Nel 1980 questa espansione è stata definitivamente battuta e abbiamo accettato una sfida che abbiamo chiamato Solidarnosc. Essa doveva liberarci dai residui del XIX secolo, dalle divisioni politiche, doveva mostrare la vera dignità dei lavoratori, doveva dare speranza a tutta la nazione e doveva mostrare al mondo una nuova via, originale, per risolvere anche i più gravi conflitti sociali.

Attraverso Solidarnosc ci siamo nuovamente inseriti in Europa, in questa Europa così eterogenea, ma che in fondo ha le stesse origini cristiane della Polonia. In questa strada ci sono stati anche i pellegrinaggi del Papa. Abbiamo recuperato il senso della inviolabilità del valore e dei diritti dell’uomo e della nazione e soprattutto abbiamo recuperato il diritto di essere padroni in casa nostra, abbiamo recuperato i nostri diritti”.

Ha inoltre ricordato il ruolo essenziale dell’Europa: “Adesso costruiamo le strutture di uno stato pienamente democratico, recuperiamo dalle macerie il nostro comune passato europeo e di nuovo il mondo si interessa a noi. Le nostre esperienze sono un esempio anche per altri che si stanno liberando dai sistemi totalitari. Vogliamo aggiungere alla comune casa europea questa parte d’Europa che è in rovina, ma che è molto importante.

L’Europa è una e quindi comprende anche la propria parte orientale. L’Europa è a una svolta storica e quindi anche adesso bisogna raccogliere una sfida perché i valori cristiani che da secoli danno forma a questo continente non cadano.

Abbiamo bisogno di capacità di convivenza, abbiamo bisogno di accettare l’eterogeneità, e non abbiano invece bisogno di lotte all’ultimo sangue tra sistemi fanatici, ideologie e religioni. Anche la convivenza fa parte del patrimonio civile dell’Europa.

E anche se la storia dell’ultimo decennio è già dietro di noi, essa è entrata per sempre nella coscienza dei polacchi, è entrata nella coscienza dell’Europa e Solidarnosc é stata iscritta nella sua eredità culturale e politica. E’ un capitolo chiuso, ma non è un capitolo che si può riporre in uno scaffale della storia o mettere in un deposito di oggetti usati, è un capitolo che vive perché vive la nazione che ricorda. Infatti le nazioni che perdono la memoria perdono la vita”.

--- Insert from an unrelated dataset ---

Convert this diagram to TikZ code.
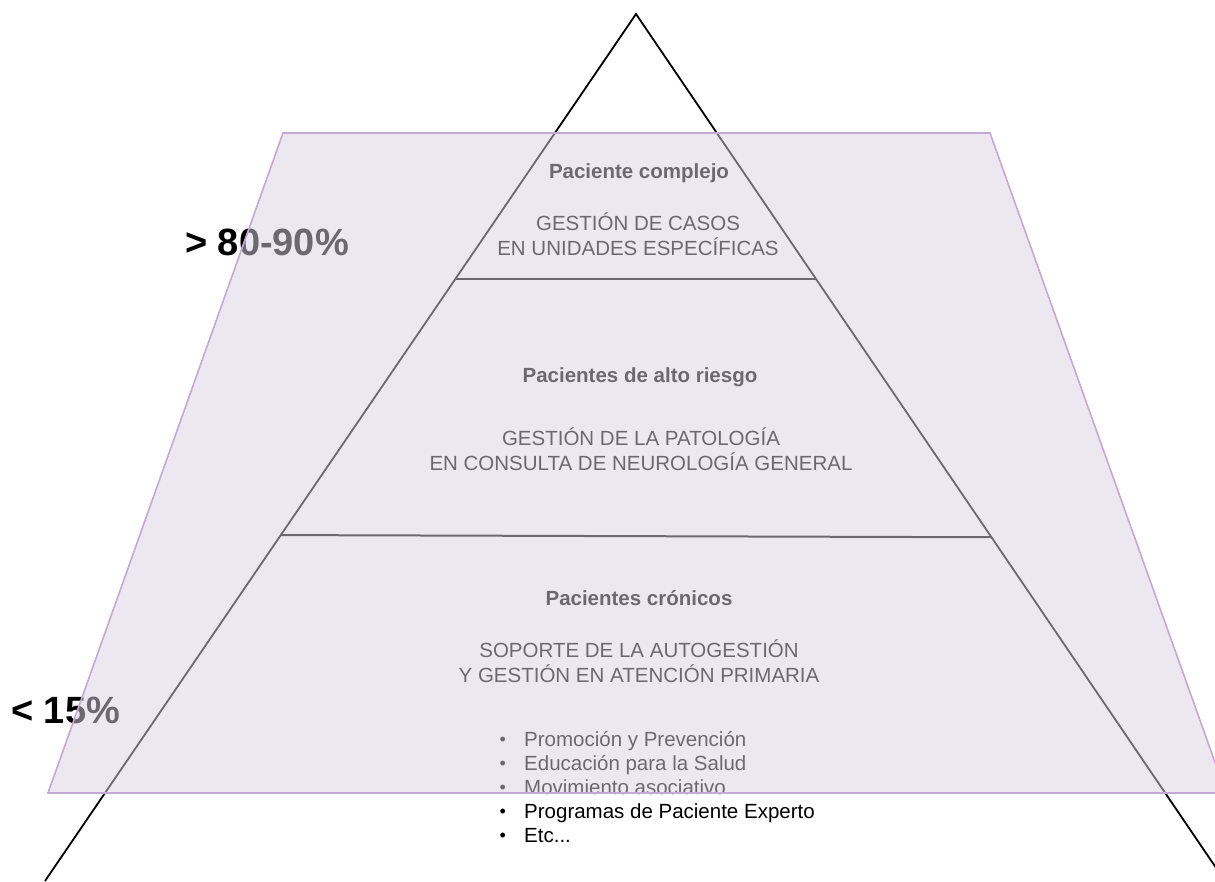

Infine ha ricordato i valori essenziali della democrazia europea: “Alla fine voglio aggiungere che l’Europa dell’Est, gli stati post-comunisti, stanno cercando nuove strade. Vogliamo che tutti i valori che hanno sostenuto l’Europa possano svilupparsi in modo pluralista, e vogliamo ricreare di nuovo alcuni valori, i valori cristiani che sono un grande patrimonio, una grande eredità e un grande futuro.

Guardiamo di nuovo a questi valori, guardiamo bene quali gravi danni riportiamo quando questi valori vengono messi da parte. Sono profondamente certo che potremo svilupparci in modo dignitoso e reale, solo se non perderemo nulla di questo patrimonio di cui siamo vissuti, di cui viviamo. Dobbiamo cercare e troveremo”.